Created 07-13-2016 01:21 AM
We have a table...
size of table is 8.7 GB number of regions was 5
we ran major compaction on table
size increased to 21.7 GB but in some time, size came down to 8.7 GB as earlier but number of regions increased from 5 to 27 and then came down to 17 and then never came down to 5 again
why is number of regions increased from 5 to 17 although size of data remains same??
Created 07-13-2016 02:36 PM
@sunny malik, are you still using the org.apache.hadoop.hbase.regionserver.IncreasingToUpperBoundRegionSplitPolicy
split policy? Look at hbase.regionserver.region.split.policy
in hbase-site.xml.
Try using the ConstantSizeRegionSplitPolicy instead which will only split at 10GB. The IncreasingToUpperBoundRegionSplitPolicy will split more aggressively in the beginning, slowing down to larger regions as the number of regions for the table increases.
You can find more information in the HBase Book
Created 07-13-2016 01:53 AM
The size of a table, in bytes, is not necessarily tied to the number of regions. For example, a change in configuration might cause more or less regions for the same amount of data.
I don't have any definitive explanation why you saw the number of regions spike to 27; it might have just been transient. The number of regions likely increased from 5 to 17 due to splitting of the regions in this table as a part of the compaction.
You can investigate the RegionServer and Master logs on your cluster for the given table to understand if the regions underwent any splits. There are many reasons that the number of regions might have increased -- it is hard to definitively say why given the information you provided so far.
I would not be worried about 17 regions instead of only 5.
Created 07-13-2016 02:28 PM
Hi Josh
thanks for reply....
I have table in production that holds only 1TB of data and max.region.size is set to 10GB.
i will except regions in range of 100 - 200 for this dataset but i see that number of regions are ~800 for table.
----------
I created a demo table and shared results.....
in test....
Data size is 9GB less than max region size (10GB), with 5 regions.......

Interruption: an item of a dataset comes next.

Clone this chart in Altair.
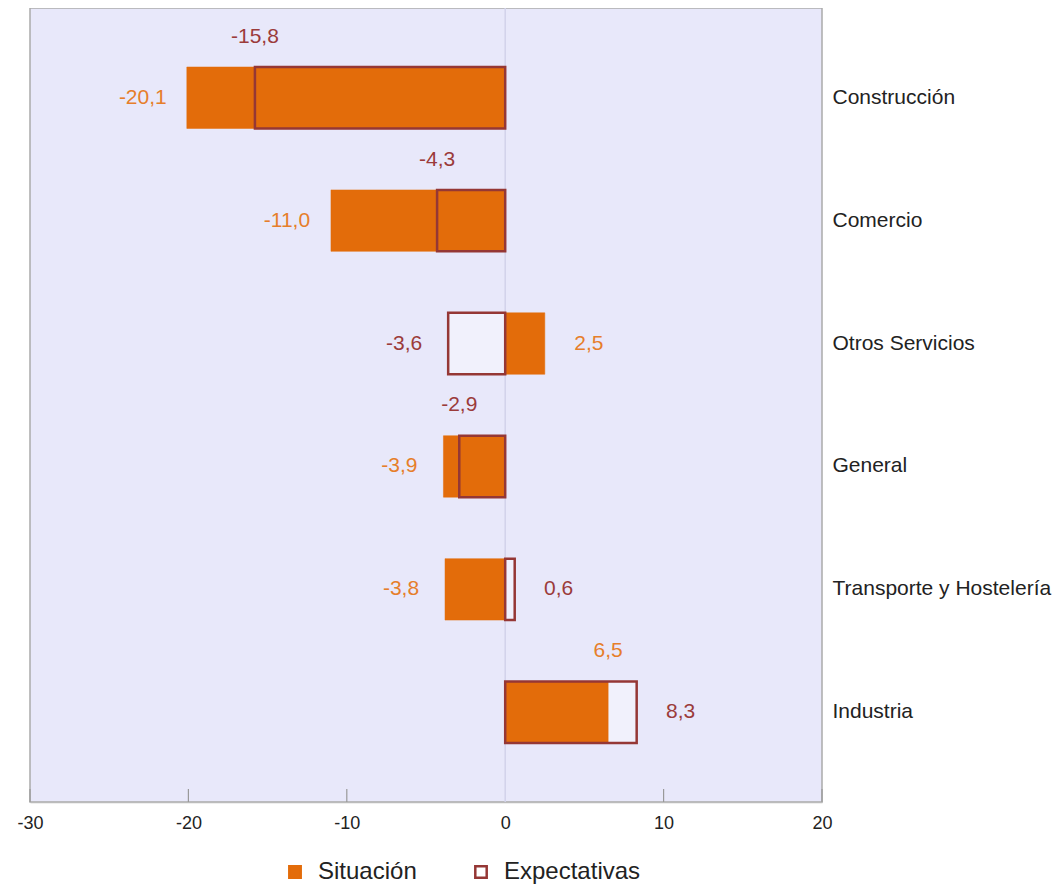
import altair as alt
import pandas as pd

categories = ["Construcción", "Comercio", "Otros Servicios", "General",
              "Transporte y Hostelería", "Industria"]
situacion = [-20.1, -11.0, 2.5, -3.9, -3.8, 6.5]
expectativas = [-15.8, -4.3, -3.6, -2.9, 0.6, 8.3]
series = ["Situación", "Expectativas"]
x_ticks = [-30, -20, -10, 0, 10, 20]

ORANGE = "#E36C0A"
RED = "#953735"
TXT_OR = "#E67E2A"
TXT_RED = "#9B3B3A"
BG = "#E8E8FA"
FONT = "Liberation Sans"
W, H = 792, 794

rows = []
for c, s, e in zip(categories, situacion, expectativas):
    if s * e < 0:
        ps, pe = "side", "side"
    elif abs(s) >= abs(e):
        ps, pe = "side", "above"
    else:
        ps, pe = "above", "side"
    rows.append({"cat": c, "serie": series[0], "value": s, "place": ps,
                 "label": f"{s:.1f}".replace(".", ",")})
    rows.append({"cat": c, "serie": series[1], "value": e, "place": pe,
                 "label": f"{e:.1f}".replace(".", ",")})
df = pd.DataFrame(rows)
ticks_df = pd.DataFrame({"t": x_ticks})

xscale = alt.Scale(domain=[x_ticks[0], x_ticks[-1]], nice=False, zero=False)
yscale = alt.Scale(domain=categories, paddingInner=0.5, paddingOuter=0.48)

X = alt.X("value:Q", scale=xscale,
          axis=alt.Axis(values=x_ticks, title=None, grid=False, ticks=False,
                        domainColor="#BBBBBB", domainWidth=1.5, labelFlush=False,
                        labelFontSize=18, labelColor="#222222", labelFont=FONT,
                        labelPadding=12, labelExpr="'' + datum.value"))
Y = alt.Y("cat:N", scale=yscale, sort=categories,
          axis=alt.Axis(orient="right", title=None, ticks=False, domain=False,
                        labelFontSize=21, labelColor="#222222", labelFont=FONT,
                        labelPadding=10, labelLimit=400, labelAlign="left"))

leg = alt.Legend(title=None, orient="none", legendX=253, legendY=852,
                 direction="horizontal", labelFontSize=24, labelFont=FONT,
                 labelColor="#222222", symbolType="square", symbolSize=130,
                 symbolStrokeWidth=2.5, columnPadding=52, labelOffset=11)
fill_enc = alt.Fill("serie:N", scale=alt.Scale(domain=series, range=[ORANGE, "transparent"]),
                    legend=leg)
stroke_enc = alt.Stroke("serie:N", scale=alt.Scale(domain=series, range=[ORANGE, RED]),
                        legend=leg)

base = alt.Chart(df)

zero_line = alt.Chart(ticks_df).transform_filter("datum.t == 0").mark_rule(
    color="#D2D2EA", strokeWidth=1.5).encode(
    x=alt.X("t:Q", scale=xscale), y=alt.value(0), y2=alt.value(H))

tick_rules = alt.Chart(ticks_df).transform_filter("datum.t != 0").mark_rule(
    color="#999999", strokeWidth=1.2).encode(
    x=alt.X("t:Q", scale=xscale), y=alt.value(H), y2=alt.value(H - 13))

exp_fill = base.transform_filter(f"datum.serie == '{series[1]}'").mark_bar(
    fill="white", fillOpacity=0.4, strokeWidth=0).encode(x=X, y=Y)

sit_bars = base.transform_filter(f"datum.serie == '{series[0]}'").mark_bar(
    strokeWidth=0.5).encode(x=X, y=Y, fill=fill_enc, stroke=stroke_enc)

exp_bars = base.transform_filter(f"datum.serie == '{series[1]}'").mark_bar(
    strokeWidth=2.5).encode(x=X, y=Y, fill=fill_enc, stroke=stroke_enc)

tcolor = alt.Color("serie:N", scale=alt.Scale(domain=series, range=[TXT_OR, TXT_RED]),
                   legend=None)
tx = alt.X("value:Q", scale=xscale)
ty = alt.Y("cat:N", scale=yscale, sort=categories)

text_neg = base.transform_filter("datum.place == 'side' && datum.value < 0").mark_text(
    fontSize=21, font=FONT, align="center", baseline="middle", dx=-44).encode(
    x=tx, y=ty, text="label:N", color=tcolor)
text_pos = base.transform_filter("datum.place == 'side' && datum.value >= 0").mark_text(
    fontSize=21, font=FONT, align="center", baseline="middle", dx=44).encode(
    x=tx, y=ty, text="label:N", color=tcolor)
text_above = base.transform_filter("datum.place == 'above'").mark_text(
    fontSize=21, font=FONT, align="center", baseline="middle", dy=-61).encode(
    x=tx, y=ty, text="label:N", color=tcolor)

chart = alt.layer(zero_line, tick_rules, exp_fill, sit_bars, exp_bars,
                  text_neg, text_pos, text_above).properties(
    width=W, height=H, autosize="none",
    padding={"left": 22, "top": 0, "right": 233, "bottom": 83},
    background="white",
).configure_view(fill=BG, stroke="#AAAAAA", strokeWidth=1.5)

chart.save("out.html", embed_options={"renderer": "svg", "actions": False})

why region can grow to 5 in first place although 1 region was good enough? no pre-splitting of table was done
before major compaction, all 5 regions had data less than 10GB and no new data was added.... then why will major compaction will increase the number of regions? it should have only tried to merge Hfiles into 1 single Hfile for all 5 regions.
In formation or explanation will help...
thanks
Created 07-13-2016 02:36 PM
@sunny malik, are you still using the org.apache.hadoop.hbase.regionserver.IncreasingToUpperBoundRegionSplitPolicy
split policy? Look at hbase.regionserver.region.split.policy
in hbase-site.xml.
Try using the ConstantSizeRegionSplitPolicy instead which will only split at 10GB. The IncreasingToUpperBoundRegionSplitPolicy will split more aggressively in the beginning, slowing down to larger regions as the number of regions for the table increases.
You can find more information in the HBase Book
Created 07-14-2016 12:07 AM
thanks guys for sharing thoughts
We were using IncreasingToUpperBoundRegionSplitPolicy and now changed it to ConstantSizeRegionSplitPolicy.
Above solved the mystery
thanks for help again!!
Created 04-15-2020 05:10 AM
I am using ConstantSizeRegionSplitPolicy and MaxFileSize is set to 30 GB.
But, I found that file is not split across regions when file size reaches 30 GB.
Some of my file size is 300 GB across particular regions.
Can you please help me to solve this probelm.
I have huge volume of data 10 TB.
Created 07-17-2016 11:04 PM
Thanks mqureshi for reference doc and that exactly whats happened....
............
I created new table and loaded data 6 times... which created single region for table with 6 hfiles....
total size of table was 24.2GB and 10GB region limit
ran major compaction and it created 12 new regions and deleted parent region.
............
looks like, when ever split is happening.... new regions are created by formula
my guess formula....
new regions added after split = ~(number of HFiles * 2) - 1 (original region is removed)
or
is there a actual way to get number of regions after split??